The exercise
Return the lines below exactly, from the first line to the line that contains "ctx.fillText(title, 2, 6);". Leave out pictures.

[begin Data block]

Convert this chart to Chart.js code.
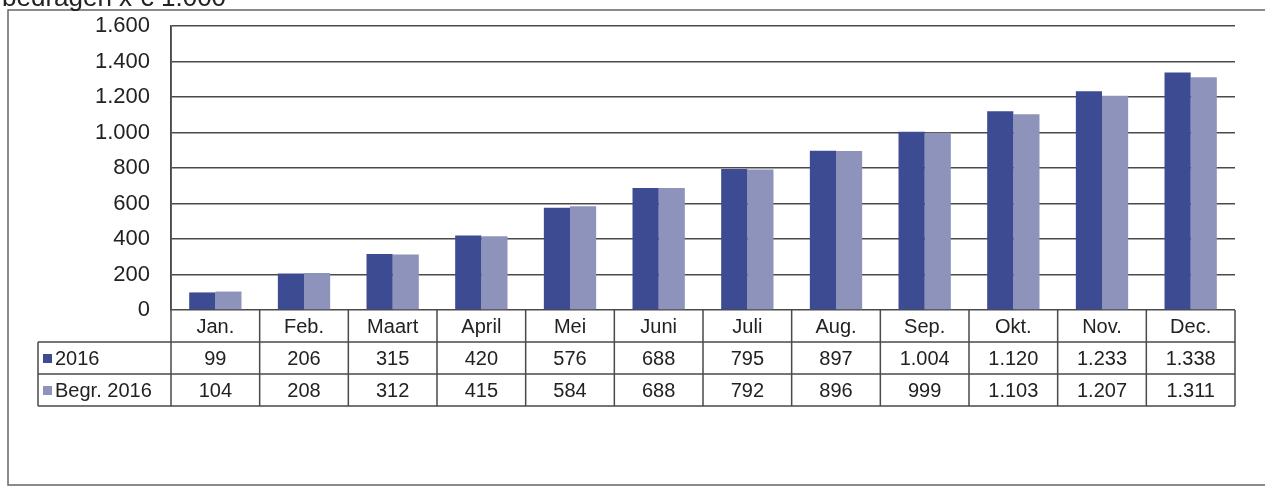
<!DOCTYPE html>
<html>
<head>
<meta charset="utf-8">
<script src="https://cdn.jsdelivr.net/npm/chart.js@4"></script>
<style>
  html, body { margin: 0; padding: 0; background: #fff; }
  #wrap { width: 1265px; height: 486px; }
</style>
</head>
<body>
<div id="wrap"><canvas id="myChart"></canvas></div>
<script>
// data
const months = ['Jan.', 'Feb.', 'Maart', 'April', 'Mei', 'Juni', 'Juli', 'Aug.', 'Sep.', 'Okt.', 'Nov.', 'Dec.'];
const actual2016 = [99, 206, 315, 420, 576, 688, 795, 897, 1004, 1120, 1233, 1338];
const budget2016 = [104, 208, 312, 415, 584, 688, 792, 896, 999, 1103, 1207, 1311];
const seriesNames = ['2016', 'Begr. 2016'];
const yTicks = [0, 200, 400, 600, 800, 1000, 1200, 1400, 1600];
const title = 'bedragen x € 1.000';

const darkBlue = 'rgb(61,75,146)';
const greyBlue = 'rgb(141,147,186)';
const lineCol = '#4a4a4a';

// dutch number format, 1.004
function nl(v) {
  return v.toString().replace(/\B(?=(\d{3})+(?!\d))/g, '.');
}

// draws the frame, the title and the data table under the bars
const tablePlugin = {
  id: 'dataTable',
  afterDraw(chart) {
    const ctx = chart.ctx;
    const area = chart.chartArea;
    const x = chart.scales.x;
    const rowH = 32;
    const top = area.bottom;
    const legendLeft = 38;
    const colW = (area.right - area.left) / months.length;

    ctx.save();
    // outer frame
    ctx.strokeStyle = '#666';
    ctx.lineWidth = 1.5;
    ctx.beginPath();
    ctx.moveTo(1265, 10); ctx.lineTo(8, 10); ctx.lineTo(8, 485); ctx.lineTo(1265, 485);
    ctx.stroke();

    // title (cut off at the top like the scan)
    ctx.fillStyle = '#222';
    ctx.font = '26px "Liberation Sans", Arial, sans-serif';
    ctx.textAlign = 'left';
    ctx.textBaseline = 'alphabetic';
    ctx.fillText(title, 2, 6);

    // table lines
    ctx.strokeStyle = lineCol;
    ctx.lineWidth = 1.5;
    ctx.beginPath();
    // left axis down to bottom of table
    ctx.moveTo(area.left, area.top); ctx.lineTo(area.left, top + rowH * 3);
    // horizontal rows
    for (let r = 1; r <= 3; r++) {
      ctx.moveTo(legendLeft, top + rowH * r);
      ctx.lineTo(area.right, top + rowH * r);
    }
    ctx.moveTo(legendLeft, top + rowH); ctx.lineTo(legendLeft, top + rowH * 3);
    for (let i = 1; i <= months.length; i++) {
      const cx = area.left + colW * i;
      ctx.moveTo(cx, top); ctx.lineTo(cx, top + rowH * 3);
    }
    ctx.stroke();

    // cell texts
    ctx.font = '20px "Liberation Sans", Arial, sans-serif';
    ctx.textAlign = 'center';
    ctx.textBaseline = 'middle';
    ctx.fillStyle = '#222';
    months.forEach((m, i) => {
      const cx = x.getPixelForValue(i);
      ctx.fillText(m, cx, top + rowH * 0.5 + 1);
      ctx.fillText(nl(actual2016[i]), cx, top + rowH * 1.5 + 1);
      ctx.fillText(nl(budget2016[i]), cx, top + rowH * 2.5 + 1);
    });

    // legend keys
    ctx.textAlign = 'left';
    [darkBlue, greyBlue].forEach((c, r) => {
      const cy = top + rowH * (1.5 + r);
      ctx.fillStyle = c;
      ctx.fillRect(43, cy - 4, 9, 9);
      ctx.fillStyle = '#222';
      ctx.fillText(seriesNames[r], 55, cy + 1);
    });
    ctx.restore();
  }
};

const data = {
  labels: months,
  datasets: [
    { label: seriesNames[0], data: actual2016, backgroundColor: darkBlue, borderWidth: 0 },
    { label: seriesNames[1], data: budget2016, backgroundColor: greyBlue, borderWidth: 0 }
  ]
};

const config = {
  type: 'bar',
  data,
  options: {
    responsive: true,
    maintainAspectRatio: false,
    animation: false,
    layout: { padding: { top: 26, bottom: 176, right: 30, left: 0 } },
    datasets: { bar: { categoryPercentage: 0.59, barPercentage: 1 } },
    plugins: { legend: { display: false }, tooltip: { enabled: false } },
    scales: {
      x: { display: false },
      y: {
        min: 0,
        max: 1600,
        afterFit(scale) {
          scale.width = 171;
          scale.paddingTop = 0;
          scale.paddingBottom = 0;
        },
        afterBuildTicks(scale) { scale.ticks = yTicks.map(v => ({ value: v })); },
        border: { display: true, color: lineCol, width: 1.5 },
        grid: { color: lineCol, lineWidth: 1.5, drawTicks: false },
        ticks: {
          padding: 21,
          color: '#222',
          font: { family: '"Liberation Sans", Arial, sans-serif', size: 22 },
          callback: v => nl(v)
        }
      }
    }
  },
  plugins: [tablePlugin]
};

const myChart = new Chart(document.getElementById('myChart'), config);
</script>
</body>
</html>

[end Data block]

Solution for this problem
Convert this chart to Chart.js code.
<!DOCTYPE html>
<html>
<head>
<meta charset="utf-8">
<script src="https://cdn.jsdelivr.net/npm/chart.js@4"></script>
<style>
  html, body { margin: 0; padding: 0; background: #fff; }
  #wrap { width: 1265px; height: 486px; }
</style>
</head>
<body>
<div id="wrap"><canvas id="myChart"></canvas></div>
<script>
// data
const months = ['Jan.', 'Feb.', 'Maart', 'April', 'Mei', 'Juni', 'Juli', 'Aug.', 'Sep.', 'Okt.', 'Nov.', 'Dec.'];
const actual2016 = [99, 206, 315, 420, 576, 688, 795, 897, 1004, 1120, 1233, 1338];
const budget2016 = [104, 208, 312, 415, 584, 688, 792, 896, 999, 1103, 1207, 1311];
const seriesNames = ['2016', 'Begr. 2016'];
const yTicks = [0, 200, 400, 600, 800, 1000, 1200, 1400, 1600];
const title = 'bedragen x € 1.000';

const darkBlue = 'rgb(61,75,146)';
const greyBlue = 'rgb(141,147,186)';
const lineCol = '#4a4a4a';

// dutch number format, 1.004
function nl(v) {
  return v.toString().replace(/\B(?=(\d{3})+(?!\d))/g, '.');
}

// draws the frame, the title and the data table under the bars
const tablePlugin = {
  id: 'dataTable',
  afterDraw(chart) {
    const ctx = chart.ctx;
    const area = chart.chartArea;
    const x = chart.scales.x;
    const rowH = 32;
    const top = area.bottom;
    const legendLeft = 38;
    const colW = (area.right - area.left) / months.length;

    ctx.save();
    // outer frame
    ctx.strokeStyle = '#666';
    ctx.lineWidth = 1.5;
    ctx.beginPath();
    ctx.moveTo(1265, 10); ctx.lineTo(8, 10); ctx.lineTo(8, 485); ctx.lineTo(1265, 485);
    ctx.stroke();

    // title (cut off at the top like the scan)
    ctx.fillStyle = '#222';
    ctx.font = '26px "Liberation Sans", Arial, sans-serif';
    ctx.textAlign = 'left';
    ctx.textBaseline = 'alphabetic';
    ctx.fillText(title, 2, 6);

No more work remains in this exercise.